_Instructions for the task:_ Give every line again exactly as it appears, please, but not the pictures.

_Given data:_
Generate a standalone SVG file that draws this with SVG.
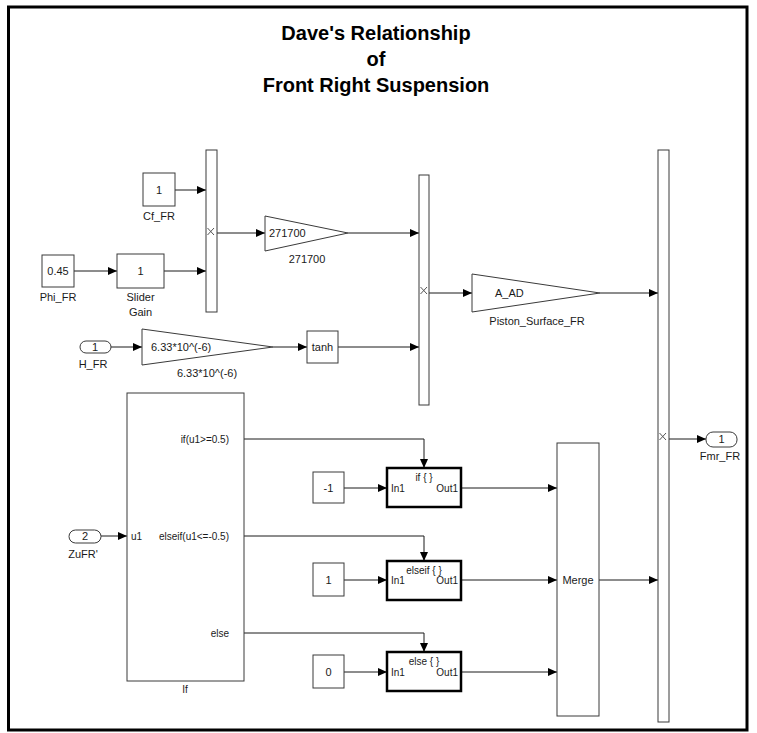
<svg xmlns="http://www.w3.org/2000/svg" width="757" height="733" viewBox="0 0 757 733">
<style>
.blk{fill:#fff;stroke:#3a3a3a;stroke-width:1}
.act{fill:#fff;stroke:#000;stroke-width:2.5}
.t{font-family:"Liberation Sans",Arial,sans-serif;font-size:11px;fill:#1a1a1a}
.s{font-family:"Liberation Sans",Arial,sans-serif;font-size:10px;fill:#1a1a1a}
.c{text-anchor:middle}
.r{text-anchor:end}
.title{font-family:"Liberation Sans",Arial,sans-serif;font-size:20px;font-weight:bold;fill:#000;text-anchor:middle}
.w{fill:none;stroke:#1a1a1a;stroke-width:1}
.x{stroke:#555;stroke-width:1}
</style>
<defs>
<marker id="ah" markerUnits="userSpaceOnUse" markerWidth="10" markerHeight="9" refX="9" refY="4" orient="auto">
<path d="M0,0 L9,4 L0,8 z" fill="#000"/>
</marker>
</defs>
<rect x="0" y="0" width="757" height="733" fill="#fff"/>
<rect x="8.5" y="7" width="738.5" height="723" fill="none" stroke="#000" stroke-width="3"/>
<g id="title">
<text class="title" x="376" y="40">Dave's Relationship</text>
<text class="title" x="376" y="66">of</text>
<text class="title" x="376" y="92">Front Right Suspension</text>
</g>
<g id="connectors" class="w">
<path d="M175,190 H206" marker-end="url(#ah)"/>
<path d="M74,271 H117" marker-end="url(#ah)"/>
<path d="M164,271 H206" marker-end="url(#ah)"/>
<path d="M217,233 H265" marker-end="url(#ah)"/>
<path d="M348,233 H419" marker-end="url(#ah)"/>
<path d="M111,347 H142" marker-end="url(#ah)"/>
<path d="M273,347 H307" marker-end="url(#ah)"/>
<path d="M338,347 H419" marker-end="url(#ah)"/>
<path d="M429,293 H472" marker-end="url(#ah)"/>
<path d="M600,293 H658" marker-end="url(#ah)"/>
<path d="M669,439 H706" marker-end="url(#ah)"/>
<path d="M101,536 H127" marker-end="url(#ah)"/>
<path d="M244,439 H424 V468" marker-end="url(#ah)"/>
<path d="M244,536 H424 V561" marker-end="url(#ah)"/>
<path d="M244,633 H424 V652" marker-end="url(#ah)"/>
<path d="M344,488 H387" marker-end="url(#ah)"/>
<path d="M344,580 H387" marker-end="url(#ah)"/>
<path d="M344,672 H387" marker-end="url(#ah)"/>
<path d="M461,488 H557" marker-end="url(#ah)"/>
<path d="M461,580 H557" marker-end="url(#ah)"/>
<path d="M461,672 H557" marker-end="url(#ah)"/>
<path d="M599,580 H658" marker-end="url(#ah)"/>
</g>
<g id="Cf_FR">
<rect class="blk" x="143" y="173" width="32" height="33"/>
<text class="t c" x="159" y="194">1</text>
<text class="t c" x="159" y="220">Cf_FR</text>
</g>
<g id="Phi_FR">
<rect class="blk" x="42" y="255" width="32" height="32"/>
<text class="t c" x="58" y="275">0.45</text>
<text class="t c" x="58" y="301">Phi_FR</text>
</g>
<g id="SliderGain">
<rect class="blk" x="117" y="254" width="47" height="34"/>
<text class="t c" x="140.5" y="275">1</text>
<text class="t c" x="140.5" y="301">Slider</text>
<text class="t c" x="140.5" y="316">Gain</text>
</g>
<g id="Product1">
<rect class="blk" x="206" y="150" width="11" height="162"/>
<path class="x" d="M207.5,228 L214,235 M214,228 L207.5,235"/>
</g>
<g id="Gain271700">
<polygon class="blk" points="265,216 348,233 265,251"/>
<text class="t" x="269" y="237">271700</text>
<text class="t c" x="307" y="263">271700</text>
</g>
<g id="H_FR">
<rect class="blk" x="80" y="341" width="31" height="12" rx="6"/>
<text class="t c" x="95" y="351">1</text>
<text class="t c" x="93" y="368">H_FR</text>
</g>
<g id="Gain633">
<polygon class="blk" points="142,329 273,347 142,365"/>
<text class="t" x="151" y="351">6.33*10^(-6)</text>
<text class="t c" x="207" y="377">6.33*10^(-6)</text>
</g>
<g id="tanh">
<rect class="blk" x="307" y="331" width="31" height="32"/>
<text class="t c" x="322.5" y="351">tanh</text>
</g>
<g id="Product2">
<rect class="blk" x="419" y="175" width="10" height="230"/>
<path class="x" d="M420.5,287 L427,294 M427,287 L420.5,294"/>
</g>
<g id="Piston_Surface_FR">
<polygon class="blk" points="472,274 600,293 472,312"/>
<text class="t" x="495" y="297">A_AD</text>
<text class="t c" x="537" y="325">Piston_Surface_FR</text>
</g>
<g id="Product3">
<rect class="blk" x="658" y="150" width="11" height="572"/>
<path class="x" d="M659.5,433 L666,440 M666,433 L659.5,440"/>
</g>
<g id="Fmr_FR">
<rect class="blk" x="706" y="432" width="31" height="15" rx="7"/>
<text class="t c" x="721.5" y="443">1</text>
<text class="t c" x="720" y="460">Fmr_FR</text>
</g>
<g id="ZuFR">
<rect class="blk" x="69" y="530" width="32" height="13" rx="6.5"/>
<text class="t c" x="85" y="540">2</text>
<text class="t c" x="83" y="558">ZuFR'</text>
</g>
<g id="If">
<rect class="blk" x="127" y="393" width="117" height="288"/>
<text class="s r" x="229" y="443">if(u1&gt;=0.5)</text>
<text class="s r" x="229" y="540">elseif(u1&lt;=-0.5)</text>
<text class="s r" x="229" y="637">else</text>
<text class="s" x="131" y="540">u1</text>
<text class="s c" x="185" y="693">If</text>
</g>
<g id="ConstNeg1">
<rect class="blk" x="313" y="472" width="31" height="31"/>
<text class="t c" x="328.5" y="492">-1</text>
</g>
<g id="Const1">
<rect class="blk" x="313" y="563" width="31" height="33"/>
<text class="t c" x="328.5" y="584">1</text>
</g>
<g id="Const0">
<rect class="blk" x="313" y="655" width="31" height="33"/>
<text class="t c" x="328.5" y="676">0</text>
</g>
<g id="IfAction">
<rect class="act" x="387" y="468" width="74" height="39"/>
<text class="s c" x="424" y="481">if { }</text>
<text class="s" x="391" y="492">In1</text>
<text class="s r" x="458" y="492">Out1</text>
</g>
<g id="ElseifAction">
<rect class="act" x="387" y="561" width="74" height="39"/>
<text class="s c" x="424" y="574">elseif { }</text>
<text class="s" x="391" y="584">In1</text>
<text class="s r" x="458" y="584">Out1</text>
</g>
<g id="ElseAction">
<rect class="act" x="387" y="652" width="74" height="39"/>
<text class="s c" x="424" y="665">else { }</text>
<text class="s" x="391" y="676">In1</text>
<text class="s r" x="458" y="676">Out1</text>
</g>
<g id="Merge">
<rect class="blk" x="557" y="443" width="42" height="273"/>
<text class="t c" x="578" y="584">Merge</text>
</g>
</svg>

_Response to this task:_
Generate a standalone SVG file that draws this with SVG.
<svg xmlns="http://www.w3.org/2000/svg" width="757" height="733" viewBox="0 0 757 733">
<style>
.blk{fill:#fff;stroke:#3a3a3a;stroke-width:1}
.act{fill:#fff;stroke:#000;stroke-width:2.5}
.t{font-family:"Liberation Sans",Arial,sans-serif;font-size:11px;fill:#1a1a1a}
.s{font-family:"Liberation Sans",Arial,sans-serif;font-size:10px;fill:#1a1a1a}
.c{text-anchor:middle}
.r{text-anchor:end}
.title{font-family:"Liberation Sans",Arial,sans-serif;font-size:20px;font-weight:bold;fill:#000;text-anchor:middle}
.w{fill:none;stroke:#1a1a1a;stroke-width:1}
.x{stroke:#555;stroke-width:1}
</style>
<defs>
<marker id="ah" markerUnits="userSpaceOnUse" markerWidth="10" markerHeight="9" refX="9" refY="4" orient="auto">
<path d="M0,0 L9,4 L0,8 z" fill="#000"/>
</marker>
</defs>
<rect x="0" y="0" width="757" height="733" fill="#fff"/>
<rect x="8.5" y="7" width="738.5" height="723" fill="none" stroke="#000" stroke-width="3"/>
<g id="title">
<text class="title" x="376" y="40">Dave's Relationship</text>
<text class="title" x="376" y="66">of</text>
<text class="title" x="376" y="92">Front Right Suspension</text>
</g>
<g id="connectors" class="w">
<path d="M175,190 H206" marker-end="url(#ah)"/>
<path d="M74,271 H117" marker-end="url(#ah)"/>
<path d="M164,271 H206" marker-end="url(#ah)"/>
<path d="M217,233 H265" marker-end="url(#ah)"/>
<path d="M348,233 H419" marker-end="url(#ah)"/>
<path d="M111,347 H142" marker-end="url(#ah)"/>
<path d="M273,347 H307" marker-end="url(#ah)"/>
<path d="M338,347 H419" marker-end="url(#ah)"/>
<path d="M429,293 H472" marker-end="url(#ah)"/>
<path d="M600,293 H658" marker-end="url(#ah)"/>
<path d="M669,439 H706" marker-end="url(#ah)"/>
<path d="M101,536 H127" marker-end="url(#ah)"/>
<path d="M244,439 H424 V468" marker-end="url(#ah)"/>
<path d="M244,536 H424 V561" marker-end="url(#ah)"/>
<path d="M244,633 H424 V652" marker-end="url(#ah)"/>
<path d="M344,488 H387" marker-end="url(#ah)"/>
<path d="M344,580 H387" marker-end="url(#ah)"/>
<path d="M344,672 H387" marker-end="url(#ah)"/>
<path d="M461,488 H557" marker-end="url(#ah)"/>
<path d="M461,580 H557" marker-end="url(#ah)"/>
<path d="M461,672 H557" marker-end="url(#ah)"/>
<path d="M599,580 H658" marker-end="url(#ah)"/>
</g>
<g id="Cf_FR">
<rect class="blk" x="143" y="173" width="32" height="33"/>
<text class="t c" x="159" y="194">1</text>
<text class="t c" x="159" y="220">Cf_FR</text>
</g>
<g id="Phi_FR">
<rect class="blk" x="42" y="255" width="32" height="32"/>
<text class="t c" x="58" y="275">0.45</text>
<text class="t c" x="58" y="301">Phi_FR</text>
</g>
<g id="SliderGain">
<rect class="blk" x="117" y="254" width="47" height="34"/>
<text class="t c" x="140.5" y="275">1</text>
<text class="t c" x="140.5" y="301">Slider</text>
<text class="t c" x="140.5" y="316">Gain</text>
</g>
<g id="Product1">
<rect class="blk" x="206" y="150" width="11" height="162"/>
<path class="x" d="M207.5,228 L214,235 M214,228 L207.5,235"/>
</g>
<g id="Gain271700">
<polygon class="blk" points="265,216 348,233 265,251"/>
<text class="t" x="269" y="237">271700</text>
<text class="t c" x="307" y="263">271700</text>
</g>
<g id="H_FR">
<rect class="blk" x="80" y="341" width="31" height="12" rx="6"/>
<text class="t c" x="95" y="351">1</text>
<text class="t c" x="93" y="368">H_FR</text>
</g>
<g id="Gain633">
<polygon class="blk" points="142,329 273,347 142,365"/>
<text class="t" x="151" y="351">6.33*10^(-6)</text>
<text class="t c" x="207" y="377">6.33*10^(-6)</text>
</g>
<g id="tanh">
<rect class="blk" x="307" y="331" width="31" height="32"/>
<text class="t c" x="322.5" y="351">tanh</text>
</g>
<g id="Product2">
<rect class="blk" x="419" y="175" width="10" height="230"/>
<path class="x" d="M420.5,287 L427,294 M427,287 L420.5,294"/>
</g>
<g id="Piston_Surface_FR">
<polygon class="blk" points="472,274 600,293 472,312"/>
<text class="t" x="495" y="297">A_AD</text>
<text class="t c" x="537" y="325">Piston_Surface_FR</text>
</g>
<g id="Product3">
<rect class="blk" x="658" y="150" width="11" height="572"/>
<path class="x" d="M659.5,433 L666,440 M666,433 L659.5,440"/>
</g>
<g id="Fmr_FR">
<rect class="blk" x="706" y="432" width="31" height="15" rx="7"/>
<text class="t c" x="721.5" y="443">1</text>
<text class="t c" x="720" y="460">Fmr_FR</text>
</g>
<g id="ZuFR">
<rect class="blk" x="69" y="530" width="32" height="13" rx="6.5"/>
<text class="t c" x="85" y="540">2</text>
<text class="t c" x="83" y="558">ZuFR'</text>
</g>
<g id="If">
<rect class="blk" x="127" y="393" width="117" height="288"/>
<text class="s r" x="229" y="443">if(u1&gt;=0.5)</text>
<text class="s r" x="229" y="540">elseif(u1&lt;=-0.5)</text>
<text class="s r" x="229" y="637">else</text>
<text class="s" x="131" y="540">u1</text>
<text class="s c" x="185" y="693">If</text>
</g>
<g id="ConstNeg1">
<rect class="blk" x="313" y="472" width="31" height="31"/>
<text class="t c" x="328.5" y="492">-1</text>
</g>
<g id="Const1">
<rect class="blk" x="313" y="563" width="31" height="33"/>
<text class="t c" x="328.5" y="584">1</text>
</g>
<g id="Const0">
<rect class="blk" x="313" y="655" width="31" height="33"/>
<text class="t c" x="328.5" y="676">0</text>
</g>
<g id="IfAction">
<rect class="act" x="387" y="468" width="74" height="39"/>
<text class="s c" x="424" y="481">if { }</text>
<text class="s" x="391" y="492">In1</text>
<text class="s r" x="458" y="492">Out1</text>
</g>
<g id="ElseifAction">
<rect class="act" x="387" y="561" width="74" height="39"/>
<text class="s c" x="424" y="574">elseif { }</text>
<text class="s" x="391" y="584">In1</text>
<text class="s r" x="458" y="584">Out1</text>
</g>
<g id="ElseAction">
<rect class="act" x="387" y="652" width="74" height="39"/>
<text class="s c" x="424" y="665">else { }</text>
<text class="s" x="391" y="676">In1</text>
<text class="s r" x="458" y="676">Out1</text>
</g>
<g id="Merge">
<rect class="blk" x="557" y="443" width="42" height="273"/>
<text class="t c" x="578" y="584">Merge</text>
</g>
</svg>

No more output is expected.